Citizenship and FFLs
You do not necessarily have to be a citizen of the United States if you are importing guns to the US. Nationalized citizens are accepted if they meet all of the other rules and regulations. Certain members of the US here on a visa may also qualify. People who are a citizen of foreign countries but not US citizens may also be approved depending on the type of business they are establishing, how heavy the importation of firearms is, and what their country of origin is.
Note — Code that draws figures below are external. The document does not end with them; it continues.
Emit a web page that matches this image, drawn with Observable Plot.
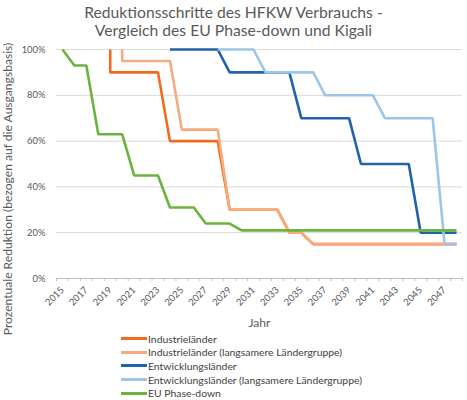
<!DOCTYPE html>
<html>
<head>
<meta charset="utf-8">
<script src="https://cdn.jsdelivr.net/npm/d3@7"></script>
<script src="https://cdn.jsdelivr.net/npm/@observablehq/plot@0.6"></script>
<style>
  body { margin: 0; background: #fff; font-family: Lato, sans-serif; color: #595959; }
  #wrap { position: relative; width: 467px; height: 400px; overflow: hidden; }
  #title { position: absolute; top: 3px; left: 0; width: 467px; text-align: center;
           line-height: 18px; color: #595959; white-space: nowrap; }
  #chart { position: absolute; top: 40px; left: 0; }
  #legend { position: absolute; top: 332px; left: 121px; color: #404040; white-space: nowrap; }
  .row { display: flex; align-items: center; height: 13.6px; }
  .sw { width: 26px; height: 3px; margin-right: 1px; flex: none; }
</style>
</head>
<body>
<div id="wrap">
  <div id="title">Reduktionsschritte des HFKW Verbrauchs -<br>Vergleich des EU Phase-down und Kigali</div>
  <div id="chart"></div>
  <div id="legend"></div>
</div>
<script>
// Jahre (Kategorien)
const years = [2015,2016,2017,2018,2019,2020,2021,2022,2023,2024,2025,2026,2027,2028,2029,2030,2031,
               2032,2033,2034,2035,2036,2037,2038,2039,2040,2041,2042,2043,2044,2045,2046,2047,2048]
const yearLabels = [2015,2017,2019,2021,2023,2025,2027,2029,2031,2033,2035,2037,2039,2041,2043,2045,2047]
const yTicks = [0, 20, 40, 60, 80, 100]

const seriesNames = [
  "Industrieländer",
  "Industrieländer (langsamere Ländergruppe)",
  "Entwicklungsländer",
  "Entwicklungsländer (langsamere Ländergruppe)",
  "EU Phase-down"
]
const colors = ["#f26b1d", "#f7aa7c", "#1f63ae", "#9dc5ea", "#6ab33e"]

// Prozent der Ausgangsbasis je Jahr (null = kein Wert)
const industrie     = [null,null,null,null,90,90,90,90,90,60,60,60,60,60,30,30,30,30,30,20,20,15,15,15,15,15,15,15,15,15,15,15,15,15]
const industrieSlow = [null,null,null,null,null,95,95,95,95,95,65,65,65,65,30,30,30,30,30,20,20,15,15,15,15,15,15,15,15,15,15,15,15,15]
const entwicklung   = [null,null,null,null,null,null,null,null,null,100,100,100,100,100,90,90,90,90,90,90,70,70,70,70,70,50,50,50,50,50,20,20,20,20]
const entwicklungSlow = [null,null,null,null,null,null,null,null,null,null,null,null,null,100,100,100,100,90,90,90,90,90,80,80,80,80,80,70,70,70,70,70,15,15]
const euPhaseDown   = [100,93,93,63,63,63,45,45,45,31,31,31,24,24,24,21,21,21,21,21,21,21,21,21,21,21,21,21,21,21,21,21,21,21]
// Linie beginnt mit senkrechtem Abfall von diesem Wert
const startLevel = [100, 100, null, null, null]

const yTitle = "Prozentuale Reduktion (bezogen auf die Ausgangsbasis)"

const allValues = [industrie, industrieSlow, entwicklung, entwicklungSlow, euPhaseDown]

const rows = []
allValues.forEach((vals, s) => {
  let first = true
  vals.forEach((v, i) => {
    if (v == null) return
    if (first && startLevel[s] != null) rows.push({series: seriesNames[s], year: years[i], value: startLevel[s]})
    first = false
    rows.push({series: seriesNames[s], year: years[i], value: v})
  })
})

const boundaries = [...years.map(y => y - 0.5), years[years.length - 1] + 0.5]

// Schriftgröße so wählen, dass der Text die Breite aus der Vorlage bekommt
const ctx = document.createElement("canvas").getContext("2d")
function fit(text, width) {
  ctx.font = "100px Lato"
  return Math.round(100 * width / ctx.measureText(text).width * 10) / 10
}
const titleSize = fit("Reduktionsschritte des HFKW Verbrauchs -", 299)
const legendSize = fit("Entwicklungsländer (langsamere Ländergruppe)", 215)
const yTitleSize = fit(yTitle, 293)
const yTickSize = fit("100%", 24)
const xTickSize = fit("2015", 22)
const jahrSize = fit("Jahr", 22)

d3.select("#title").style("font-size", titleSize + "px")

const chart = Plot.plot({
  width: 467,
  height: 290,
  marginTop: 9,
  marginLeft: 56,
  marginRight: 5,
  marginBottom: 52,
  style: {fontFamily: "Lato, sans-serif", color: "#595959", overflow: "visible"},
  x: {domain: [2014.5, 2048.5]},
  y: {domain: [0, 100]},
  color: {domain: seriesNames, range: colors},
  marks: [
    Plot.ruleY(yTicks.slice(1), {stroke: "#d9d9d9", strokeWidth: 1}),
    Plot.ruleY([0], {stroke: "#bfbfbf", strokeWidth: 1}),
    Plot.axisY({ticks: yTicks, tickFormat: d => d + "%", tickSize: 0, tickPadding: 11, fontSize: yTickSize, label: null}),
    Plot.axisX({ticks: boundaries, tickFormat: () => "", tickSize: 3, stroke: "#bfbfbf", label: null}),
    Plot.axisX({ticks: yearLabels, tickFormat: d => String(d), tickSize: 0, tickRotate: -45, tickPadding: 10, fontSize: xTickSize, label: null}),
    Plot.line(rows, {x: "year", y: "value", z: "series", stroke: "series", strokeWidth: 2.6, strokeLinejoin: "miter", strokeLinecap: "butt"}),
    Plot.text(["Jahr"], {frameAnchor: "bottom", lineAnchor: "middle", dy: 45, fontSize: jahrSize, fill: "#595959"}),
    Plot.text([yTitle], {frameAnchor: "left", textAnchor: "middle", lineAnchor: "middle", rotate: -90, dx: -48, dy: 25, fontSize: yTitleSize, fill: "#595959"})
  ]
})

d3.select("#chart").append(() => chart)

const legend = d3.select("#legend").style("font-size", legendSize + "px")
seriesNames.forEach((name, i) => {
  const row = legend.append("div").attr("class", "row")
  row.append("div").attr("class", "sw").style("background", colors[i])
  row.append("span").text(name)
})
</script>
</body>
</html>
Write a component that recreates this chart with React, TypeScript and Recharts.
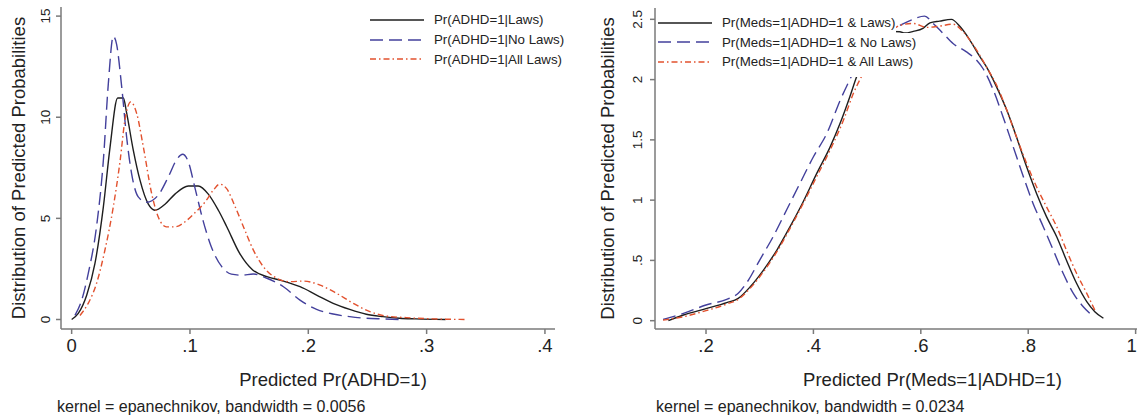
import React from 'react';
import { LineChart, Line, XAxis, YAxis, Legend, Label } from 'recharts';

// left panel: Pr(ADHD=1)
const adhdLawsX = [0, 0.0056, 0.0127, 0.0197, 0.0268, 0.0324, 0.0389, 0.0437, 0.0465, 0.052, 0.0577, 0.0648, 0.0704, 0.0789, 0.0873, 0.0986, 0.107, 0.1155, 0.124, 0.131, 0.142, 0.153, 0.165, 0.179, 0.193, 0.207, 0.221, 0.235, 0.249, 0.263, 0.277, 0.291, 0.316];
const adhdLawsY = [0, 0.3, 1.2, 2.77, 5.57, 8.5, 10.95, 10.95, 10.2, 8.4, 6.9, 5.7, 5.4, 5.7, 6.2, 6.6, 6.6, 6.2, 5.4, 4.6, 3.27, 2.45, 2.12, 1.9, 1.62, 1.21, 0.8, 0.5, 0.26, 0.14, 0.06, 0.03, 0];
const adhdNoLawsX = [0.0028, 0.0085, 0.014, 0.021, 0.0268, 0.031, 0.0352, 0.038, 0.0423, 0.0465, 0.0507, 0.0563, 0.0634, 0.0732, 0.0817, 0.0887, 0.0938, 0.0986, 0.104, 0.111, 0.118, 0.127, 0.135, 0.1437, 0.1535, 0.165, 0.179, 0.193, 0.207, 0.221, 0.235, 0.249, 0.263, 0.2775];
const adhdNoLawsY = [0.2, 0.96, 2.27, 4.58, 7.87, 11.66, 14.0, 13.6, 11.5, 9.0, 7.2, 6.06, 5.8, 6.15, 7.05, 7.9, 8.17, 7.8, 6.56, 4.9, 3.6, 2.6, 2.24, 2.19, 2.25, 2.04, 1.62, 0.96, 0.5, 0.27, 0.14, 0.06, 0.03, 0];
const adhdAllLawsX = [0.007, 0.014, 0.021, 0.028, 0.0352, 0.041, 0.045, 0.05, 0.055, 0.0606, 0.0676, 0.0732, 0.08, 0.0873, 0.0958, 0.104, 0.1127, 0.1197, 0.125, 0.131, 0.138, 0.1465, 0.1535, 0.162, 0.1733, 0.1845, 0.1958, 0.21, 0.224, 0.238, 0.252, 0.266, 0.283, 0.3057, 0.334];
const adhdAllLawsY = [0.2, 0.8, 1.78, 3.4, 5.57, 7.87, 9.85, 10.76, 10.18, 8.53, 6.23, 5.07, 4.58, 4.58, 4.83, 5.27, 5.8, 6.39, 6.69, 6.47, 5.6, 4.4, 3.44, 2.61, 2.04, 1.87, 1.9, 1.7, 1.29, 0.8, 0.39, 0.17, 0.09, 0.03, 0];

// right panel: Pr(Meds=1|ADHD=1)
const medsLawsX = [0.13, 0.158, 0.2, 0.2385, 0.26, 0.282, 0.307, 0.332, 0.3565, 0.381, 0.406, 0.431, 0.4497, 0.468, 0.481, 0.5, 0.52, 0.54, 0.561, 0.57, 0.586, 0.604, 0.617, 0.635, 0.657, 0.673, 0.691, 0.71, 0.722, 0.741, 0.76, 0.778, 0.797, 0.8155, 0.834, 0.853, 0.871, 0.89, 0.909, 0.924, 0.94];
const medsLawsY = [0, 0.047, 0.1, 0.15, 0.185, 0.28, 0.42, 0.586, 0.78, 0.987, 1.22, 1.44, 1.637, 1.86, 2.03, 2.2, 2.33, 2.4, 2.397, 2.386, 2.4, 2.425, 2.47, 2.485, 2.5, 2.44, 2.33, 2.19, 2.107, 1.94, 1.747, 1.526, 1.277, 1.056, 0.863, 0.697, 0.503, 0.31, 0.158, 0.075, 0.02];
const medsNoLawsX = [0.12, 0.158, 0.2, 0.2385, 0.26, 0.279, 0.3, 0.325, 0.35, 0.375, 0.4, 0.425, 0.45, 0.471, 0.49, 0.51, 0.53, 0.561, 0.58, 0.607, 0.623, 0.6416, 0.66, 0.685, 0.704, 0.716, 0.735, 0.753, 0.772, 0.791, 0.809, 0.828, 0.8466, 0.865, 0.884, 0.9025, 0.918];
const medsNoLawsY = [0.01, 0.06, 0.13, 0.177, 0.227, 0.337, 0.503, 0.697, 0.918, 1.14, 1.36, 1.554, 1.83, 2.03, 2.2, 2.33, 2.4, 2.45, 2.49, 2.527, 2.466, 2.383, 2.3, 2.23, 2.16, 2.09, 1.913, 1.692, 1.443, 1.194, 0.973, 0.78, 0.586, 0.393, 0.227, 0.116, 0.047];
const medsAllLawsX = [0.12, 0.158, 0.2, 0.2385, 0.26, 0.282, 0.307, 0.332, 0.3565, 0.381, 0.406, 0.431, 0.456, 0.4745, 0.49, 0.51, 0.53, 0.545, 0.561, 0.586, 0.6106, 0.635, 0.66, 0.676, 0.691, 0.71, 0.722, 0.741, 0.76, 0.778, 0.797, 0.8155, 0.834, 0.853, 0.871, 0.89, 0.909, 0.924];
const medsAllLawsY = [0.005, 0.033, 0.083, 0.138, 0.177, 0.268, 0.406, 0.572, 0.766, 0.973, 1.194, 1.415, 1.664, 1.886, 2.03, 2.2, 2.33, 2.4, 2.45, 2.466, 2.433, 2.444, 2.46, 2.41, 2.33, 2.2, 2.107, 1.955, 1.747, 1.526, 1.305, 1.111, 0.945, 0.78, 0.586, 0.393, 0.227, 0.088];

const adhdXTicks = [0, 0.1, 0.2, 0.3, 0.4];
const adhdYTicks = [0, 5, 10, 15];
const medsXTicks = [0.2, 0.4, 0.6, 0.8, 1];
const medsYTicks = [0, 0.5, 1, 1.5, 2, 2.5];

const adhdNames = ['Pr(ADHD=1|Laws)', 'Pr(ADHD=1|No Laws)', 'Pr(ADHD=1|All Laws)'];
const medsNames = ['Pr(Meds=1|ADHD=1 & Laws)', 'Pr(Meds=1|ADHD=1 & No Laws)', 'Pr(Meds=1|ADHD=1 & All Laws)'];

const colors = ['#1e1e1e', '#43409c', '#e2512e'];
const dashes = ['', '13 6', '6 3 1.5 3'];
const FONT = '"Liberation Sans", Arial, Helvetica, sans-serif';
const AXIS = '#7a7a7a';

const zip = (xs: number[], ys: number[]) => xs.map((x, i) => ({ x, y: ys[i] }));
const fmt = (v: number) => (v === 0 ? '0' : String(v).replace(/^0\./, '.'));

const RotTick = (props: any) => {
  const { x, y, payload } = props;
  return (
    <text x={x} y={y} transform={`rotate(-90 ${x} ${y})`} textAnchor="middle" fontSize={13.5} fill="#222" fontFamily={FONT}>
      {fmt(payload.value)}
    </text>
  );
};

// x tick; the tick that sits on the window's right edge is nudged in so it stays readable
const makeXTick = (edgeValue: number | null) => (props: any) => {
  const { x, y, payload } = props;
  const dx = payload.value === edgeValue ? -4 : 0;
  return (
    <text x={x + dx} y={y} dy="0.71em" textAnchor="middle" fontSize={18.5} fill="#222" fontFamily={FONT}>
      {fmt(payload.value)}
    </text>
  );
};

const makeLegend = (names: string[], rowH: number, rowWidths: (number | undefined)[]) => () => (
  <div style={{ fontFamily: FONT, fontSize: 13.3, color: '#222' }}>
    {names.map((n, i) => (
      <div key={n} style={{ display: 'flex', alignItems: 'center', height: rowH, background: '#fff', width: rowWidths[i] ?? 'auto', paddingBottom: i === 2 ? 5 : 0 }}>
        <svg width={54} height={6} style={{ marginRight: 10, flex: 'none' }}>
          <line x1={0} y1={3} x2={54} y2={3} stroke={colors[i]} strokeWidth={1.4} strokeDasharray={dashes[i] || undefined} />
        </svg>
        <span style={{ whiteSpace: 'nowrap' }}>{n}</span>
      </div>
    ))}
  </div>
);

function Panel(props: {
  left: number; width: number; marginRight: number; yAxisW: number; top: number;
  series: { x: number; y: number }[][]; names: string[];
  xDomain: number[]; yDomain: number[]; xTicks: number[]; yTicks: number[]; edgeTick: number | null;
  xLabel: string; xLabelDx: number; yTitleOff: number; yTickMargin: number;
  legendPos: { left: number; top: number }; legendRowH: number; legendWidths: (number | undefined)[];
}) {
  const p = props;
  const XTick = makeXTick(p.edgeTick);
  return (
    <div style={{ position: 'absolute', left: p.left, top: 0 }}>
      <LineChart width={p.width} height={419} margin={{ top: p.top, right: p.marginRight, bottom: 0, left: 0 }}>
        <XAxis
          dataKey="x" type="number" domain={p.xDomain} ticks={p.xTicks} allowDataOverflow
          tickSize={5} tickMargin={5} height={90}
          stroke={AXIS} strokeWidth={1.5}
          tick={<XTick />}
        >
          <Label
            content={(lp: any) => {
              const vb = lp.viewBox;
              return (
                <text x={vb.x + vb.width / 2 + p.xLabelDx} y={vb.y + 50} textAnchor="middle" dominantBaseline="central" fontSize={18.5} fill="#222" fontFamily={FONT}>
                  {p.xLabel}
                </text>
              );
            }}
          />
        </XAxis>
        <YAxis
          type="number" domain={p.yDomain} ticks={p.yTicks} allowDataOverflow width={p.yAxisW}
          tickSize={5} tickMargin={p.yTickMargin} stroke={AXIS} strokeWidth={1.5} tick={<RotTick />}
        >
          <Label
            content={(lp: any) => {
              const vb = lp.viewBox;
              const cx = vb.x + vb.width - p.yTitleOff;
              const cy = vb.y + vb.height / 2;
              return (
                <text x={cx} y={cy} transform={`rotate(-90 ${cx} ${cy})`} textAnchor="middle" dominantBaseline="central" fontSize={18.5} fill="#222" fontFamily={FONT}>
                  Distribution of Predicted Probabilities
                </text>
              );
            }}
          />
        </YAxis>
        {p.series.map((d, i) => (
          <Line
            key={p.names[i]} data={d} dataKey="y" name={p.names[i]} type="monotone"
            stroke={colors[i]} strokeWidth={1.4} strokeDasharray={dashes[i] || undefined}
            dot={false} activeDot={false} isAnimationActive={false}
          />
        ))}
        <Legend
          layout="vertical" align="center" verticalAlign="middle"
          content={makeLegend(p.names, p.legendRowH, p.legendWidths)}
          wrapperStyle={{ left: p.legendPos.left, top: p.legendPos.top, width: 'auto' }}
        />
      </LineChart>
    </div>
  );
}

export default function App() {
  return (
    <div style={{ position: 'absolute', left: 0, top: 0, width: 1137, height: 419, overflow: 'hidden', background: '#fff' }}>
      <Panel
        left={0} width={570} marginRight={15} yAxisW={61} top={7}
        series={[zip(adhdLawsX, adhdLawsY), zip(adhdNoLawsX, adhdNoLawsY), zip(adhdAllLawsX, adhdAllLawsY)]}
        names={adhdNames}
        xDomain={[-0.009, 0.4085]} yDomain={[-0.47, 15.45]} xTicks={adhdXTicks} yTicks={adhdYTicks} edgeTick={null}
        xLabel="Predicted Pr(ADHD=1)" xLabelDx={25} yTitleOff={43} yTickMargin={6}
        legendPos={{ left: 370, top: 10 }} legendRowH={19.8} legendWidths={[undefined, undefined, undefined]}
      />
      <Panel
        left={580} width={650} marginRight={20} yAxisW={75} top={8}
        series={[zip(medsLawsX, medsLawsY), zip(medsNoLawsX, medsNoLawsY), zip(medsAllLawsX, medsAllLawsY)]}
        names={medsNames}
        xDomain={[0.105, 1.1385]} yDomain={[-0.069, 2.594]} xTicks={medsXTicks} yTicks={medsYTicks} edgeTick={1}
        xLabel="Predicted Pr(Meds=1|ADHD=1)" xLabelDx={0} yTitleOff={48} yTickMargin={8}
        legendPos={{ left: 78, top: 13 }} legendRowH={19.5} legendWidths={[238, undefined, undefined]}
      />
      <div style={{ position: 'absolute', left: 57, top: 398, fontFamily: FONT, fontSize: 16, lineHeight: '18px', color: '#222', whiteSpace: 'nowrap' }}>
        kernel = epanechnikov, bandwidth = 0.0056
      </div>
      <div style={{ position: 'absolute', left: 656, top: 398, fontFamily: FONT, fontSize: 16, lineHeight: '18px', color: '#222', whiteSpace: 'nowrap' }}>
        kernel = epanechnikov, bandwidth = 0.0234
      </div>
    </div>
  );
}
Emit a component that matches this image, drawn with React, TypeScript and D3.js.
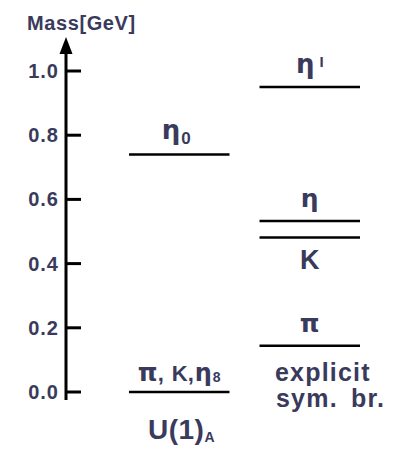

For each member of your business and significant non-owners, the Form B – questionnaire along with fingerprint cards and a photo, such as that used for a passport, will need to be submitted. There is also an additional fee involved for each fingerprint card you send in with your application. The exception for fingerprint cards and the photo is applications for a Type 03 collector of curios and relics.
The In-person Interview
Except for Type 03 FFL applications, an in-person interview will occur generally at your place of business where the field officer will go over all the regulations that apply to you. They will want to see that your business is set up and in compliance with all governmental agencies, including federal, state, and local laws before any sales or firearm transfers begin.
The Paper Trail
Part of being a responsible FFL holder, regardless of which type of FFL you hold, is understanding the paper trail involved with every transaction. Before 2022, all of the forms you would use, such as form 4473 were to be kept for 20 years. Recently the laws have been relaxed enough to allow for the electronic storage of 4473 forms so long as the electronic forms meet the storage and data safety standards issued by the ATF.
The application for an FFL is much easier if your business model is just you. You will only have to supply information on yourself and your business. When more people are involved, the process is much more time-consuming and costly.
Overall, the initial application is not overly difficult to complete if you have all of the information available. You want to make sure that all of your business facts are handy and in compliance with local, state, and federal laws.